[Start of Supplied data]

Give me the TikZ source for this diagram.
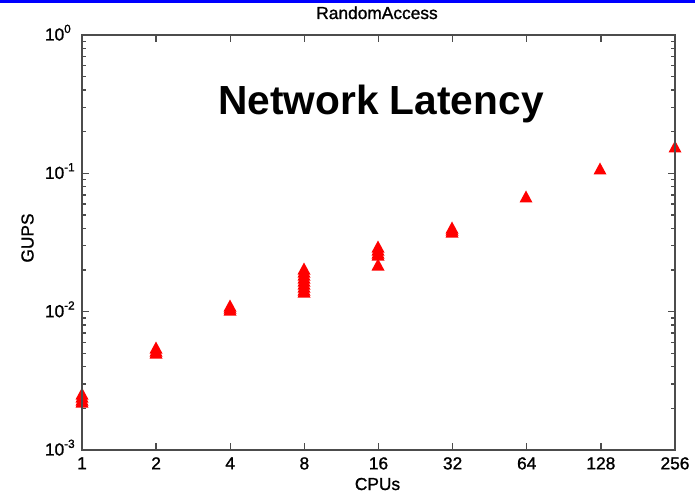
\documentclass[tikz,border=0pt]{standalone}
\usepackage{fontspec}
\setmainfont{Liberation Sans}
\newfontfamily\plotfont{Liberation Sans}[FakeBold=1.2]

\tikzset{
  axisline/.style={draw=black!70, line width=1.1pt},
  ticklbl/.style={inner sep=0pt, font=\plotfont\fontsize{13}{15}\selectfont},
  gupsmark/.style={fill=red},
}
% exponent hung after the "10" of a tick label
\newcommand\tickexp[1]{\rlap{\raisebox{5.7pt}{\fontsize{8.8}{9}\selectfont #1}}}

\begin{document}
\begin{tikzpicture}[x=0.75pt,y=0.75pt,yscale=-1,xscale=1]
\useasboundingbox (0,0) rectangle (695,495);
\fill[white] (0,0) rectangle (695,495);

%Blue bar along the top
\fill[blue] (0,0) rectangle (695,3);

%Markers, one column per CPU count
\foreach \x/\y in {82/394,82/397,82/400,82/402,
                   156/348,156/351,156/353,
                   230/306,230/308,230/310,
                   304/269,304/272,304/275,304/278,304/281,304/284,304/287,304/290,304/292,
                   378/247,378/250,378/253,378/255,378/265,
                   452/228,452/230,452/232,
                   526/197,
                   600/169,
                   675/147}
  \fill[gupsmark] (\x-6.5,\y+5.5) -- (\x,\y-6.5) -- (\x+6.5,\y+5.5) -- cycle;

%Axes box
\draw[axisline] (82,35) rectangle (675,450);
%x ticks, bottom and top
\foreach \i in {1,...,7} {
  \draw[axisline] ({82+74.125*\i},450) -- ++(0,-7);
  \draw[axisline] ({82+74.125*\i},35) -- ++(0,7);
}
%y ticks, major
\foreach \i in {1,2} {
  \draw[axisline] (82,{35+138.33*\i}) -- ++(7,0);
  \draw[axisline] (675,{35+138.33*\i}) -- ++(-7,0);
}
%y ticks, minor
\foreach \d in {0,1,2}
  \foreach \k in {2,...,9} {
    \pgfmathsetmacro\yy{450-138.33*(\d+log10(\k))}
    \draw[axisline] (82,\yy) -- ++(4,0);
    \draw[axisline] (675,\yy) -- ++(-4,0);
  }

% Tick labels
\foreach \i/\lbl in {0/1,1/2,2/4,3/8,4/16,5/32,6/64,7/128,8/256}
  \node[ticklbl, anchor=north] (xt\i) at ({82+74.125*\i},457) {\lbl};
\foreach \i/\e in {0/0,1/-1,2/-2,3/-3}
  \node[ticklbl, anchor=base east] (yt\i) at (64.5,{35+138.33*\i+5.5}) {10\tickexp{\e}};

% Text Node
\node[ticklbl, anchor=base] (title) at (377,19) {RandomAccess};
% Text Node
\node[ticklbl, anchor=base] (xlabel) at (377.5,490) {CPUs};
% Text Node
\node[ticklbl, anchor=base, rotate=90] (ylabel) at (33.5,238) {GUPS};
% Text Node
\node[inner sep=0pt, anchor=base, font=\fontsize{30.5}{36}\selectfont\bfseries] (tag) at (381,114.3) {Network Latency};

\end{tikzpicture}
\end{document}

[End of Supplied data]

_Exercise requirements_
Reproduce the data above word for word from its first line through the line that holds "(0,0) rectangle (695,3);", both ends included; skip pictures.

_Exercise result_
Give me the TikZ source for this diagram.
\documentclass[tikz,border=0pt]{standalone}
\usepackage{fontspec}
\setmainfont{Liberation Sans}
\newfontfamily\plotfont{Liberation Sans}[FakeBold=1.2]

\tikzset{
  axisline/.style={draw=black!70, line width=1.1pt},
  ticklbl/.style={inner sep=0pt, font=\plotfont\fontsize{13}{15}\selectfont},
  gupsmark/.style={fill=red},
}
% exponent hung after the "10" of a tick label
\newcommand\tickexp[1]{\rlap{\raisebox{5.7pt}{\fontsize{8.8}{9}\selectfont #1}}}

\begin{document}
\begin{tikzpicture}[x=0.75pt,y=0.75pt,yscale=-1,xscale=1]
\useasboundingbox (0,0) rectangle (695,495);
\fill[white] (0,0) rectangle (695,495);

%Blue bar along the top
\fill[blue] (0,0) rectangle (695,3);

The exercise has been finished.